Mais adiante, o texto faz um espantalho sobre a seleção natural, o que não é de se admirar em se tratando de um texto escrito por um fundamentalista. Com criatividade de ficcionista distópico, o autor do texto molda uma sociedade futura ateísta com uma legislação baseada na seleção natural, uma caricatura bem exagerada. Parece ser um exercício infrutífero pensar em uma sociedade ateia sob a perspectiva de um fundamentalista. Hoje em dia temos sociedades cuja maioria da população é desprovida de crenças em divindades. A Suécia, por exemplo.
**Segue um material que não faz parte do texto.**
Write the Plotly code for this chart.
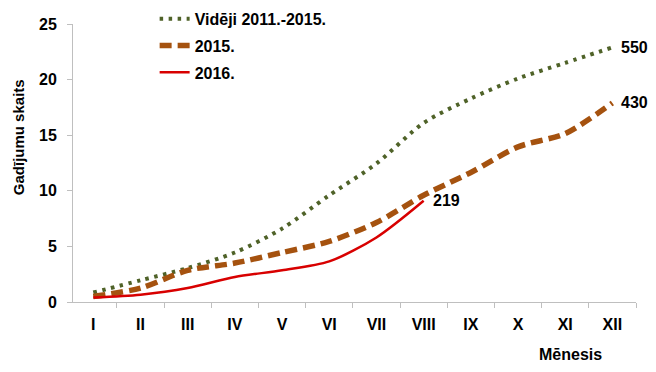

Um país de primeiro mundo com mais de 80% da população que não está se importando muito com inutilidades como a fé religiosa. E daqui surge uma discussão interessante, pois os fanáticos costumam dizer que a Suécia tem altos índices de suicídio, mas se esquecem de dizer que o Brasil, com quase 95% da população formada por religiosos (a maioria, pessoas cristãs) possui altíssimos índices de criminalidade, com altas taxas de homicídio, latrocínio e outros.

A caricatura prossegue, dizendo que o homem desprovido de crenças em divindades vive com felicidade, mas a imagem que aparece é a de um palhaço chorando. Logo depois disso, o vídeo idiota termina de uma forma igualmente idiota, evocando a doutrina irracional do sacrifício, uma doutrina imbecil cultivada por povos primitivos, violentos e selvagens. Povos primitivos pensavam que derramando sangue, poderiam aplacar a ira dos deuses. O deus dos hebreus, então, teria mandado seu filho para morrer e apagar um erro imbecil que ele próprio teria cometido. Ou seja, nada inteligente para um deus perfeito. Mas essa é uma questão doutrinária interna dessa religião, muita gente considera plausível e nem vale a pena se estender nisso. Mas colocar uma doutrina estúpida como essa de "morte para salvar a humanidade" para fazer contraponto com uma sociedade racional é meio fora de propósito. Mas normal para um fundamentalista, tipo de gente que não prima muito pela inteligência.